The experiments revealed that use at 2000 strikes (the maximum strikes of each experiment) increased the density of the use-wear patterns that were analysed at 1000 and 1500 strikes. The grain removal pits became denser and more numerous, extending across the tip and the blade edges bifacially and extending further onto the blade edges, 10 – 20mm. The pits became larger and their increased density created a rougher, abraded stone surface on the blade edges. Fractures, flake removals and edge damage such as micro fractured stone grains were also more likely to occur. Due to time limits, the experiments ended at 2000 strikes but the development of use-wear throughout the experiments indicated that continued, extensive use would develop the density and quantity of use-wear on the blade tips and edges, thus increasing the abrasion on the stone surface and the chances of fractures and edge damage. Comparable use-wear at 2000 strikes was visible on battle-axes and axe-hammers in the archaeological record with moderate-well developed wear, five battle-axes and five axe-hammers  (battle-axes - NMS EQ 322: Hagg Wood, Foulden; Yks Mus 1090.1948: Cawthorn, Stackyard; NMS AH 44: Mugdrum Island; NMS AH 108: Longniddry; ShM J.93.10: nr Scarborough / axe-hammers - Carlisle 118.1977.2: no provenance; Carlisle A 11 210: Grinsdale; Carlisle R.41: Aspatria; Stranraer 2002.15: Blairbuy; Yks Mus 1036.1948: Hutton Cranswick). As is evident in Figure 11, these implements had dense striations covering both blade edges. They are u-shaped in profile, 10mm long and in a parallel arrangement, running perpendicular to the blade edge. Associated superficial grain removal pits interrupt the striations and surround them. Denser groups of pits containing micro fractured stone grains are present along the blade tips, with the larger denser groups in the centre and towards the edges of the blade.  Increased use resulted in the presence of flake negatives and fractures, occurring most frequently in the centre and towards the corners of the blades.  Rounded stone grains along blade tip, at corners and the edges of the pits of the blade tip and the high topography and edges of the flake negatives.        

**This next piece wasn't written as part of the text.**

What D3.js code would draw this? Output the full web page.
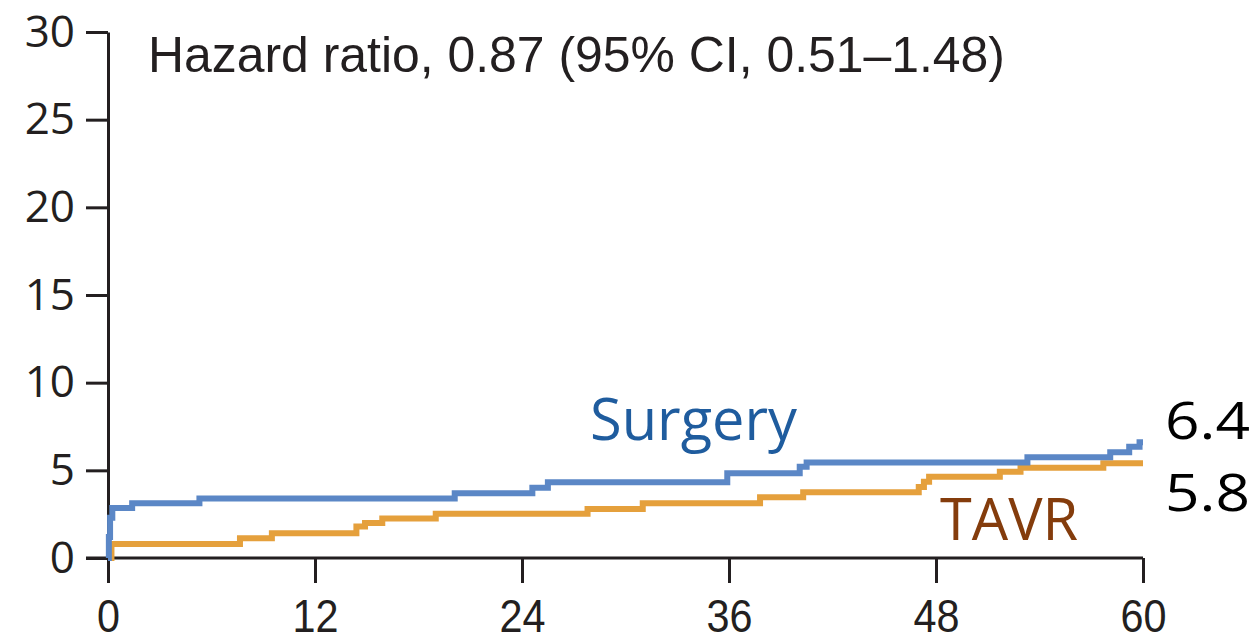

Three battle-axes and eight axe-hammers from the archaeological record (battle-axe - Carlisle 41.1932: Stanger Farm, Embleton; NMS EQ 916: Barns Farm; Newcastle 1904.6: Newcastle, Barras Bridge / axe-hammers - NMS AH 14: Preston, Colmonell; NMS AH 147: Colmonell; Manchester 25939: Chelford; Carlisle 119.1961: Brougham; Carlisle 83.1962: Gilgarran; Carlisle R.1: nr Wigton; Stranraer 1945.01: Culmore; Yks Mus 1037.1948: Strensall) that were used with chopping motions in contact with wood had well-developed wear indicating extensive use beyond the use length of the experiments.

The similarities in experimental use-wear development, less, moderate and well-developed, with archaeological battle-axes and axe-hammers significantly enhanced the accuracy of their interpretation. Knowledge of use-wear development also gave information about use through time. Certainly, the variation in the amount of use on implements in the archaeological record would not be fully appreciated or understood if the analysis of use-wear only occurred at the end of experiments. This would only reveal data for the artefacts used for the same amount of time as the length of the experiment, but not all were used for the same length of time.

Conclusion

The paper demonstrates the significant breakthroughs – the three-group arrangement – that can be achieved when applying experimental and use-wear methods to increase the accuracy of our research. By assessing the development of wear throughout experiments, more comparable data is made available to interpret wear on artefacts in the archaeological record. After all, these artefacts were not all used for the same amount of time, or in the same way. Analysis of northern British EBA battle-axes and axe-hammers revealed that they were used for varying amounts of time, therefore the wear patterns were highly variable. Could these variable wear patterns suggest that these artefacts were polyfunctional tools? The overall findings of the project (see Roy, 2020, n. d.) revealed that the assemblage of battle-axes and axe-hammers analysed were used in contact with wood, bone and earth and roots as well as having episodes of re-use and multiple uses. This paper demonstrates that an assessment of wear through experiments increases the information about these varying wear patterns and enhances the accuracy of the interpretation of artefacts in the archaeological record.

Through analysis of wear throughout experiments, a new wear pattern was discovered: the ‘three-group-arrangement’, a wear pattern which develops in the early stages, 50 to 200 strikes, of use of ground and polished bladed stone tools. The experiments suggest that chopping wood or felling trees using chopping motions cause this wear pattern. Previously, understandings of wear formation throughout use on blade stone implements was minimal, which severely limited the interpretation of those with less developed wear. This paper has demonstrated the comparability of this wear formation with implements in the archaeological record, which allowed the use of several EBA battle-axes and axe-hammers to be determined. This was not previously possible due to the lack of analogous data and limited understanding of wear formations in the early stages of use on bladed tools. Therefore, the potential that the discovery of the ‘three-group-arrangement’ has to aid wear analysis on ground stone bladed artefacts is considerable. It also demonstrates the importance of analysing the development of wear throughout experiments rather than just at the end. Overall, the finding significantly adds to the knowledge of wear formation on ground and polished bladed stone.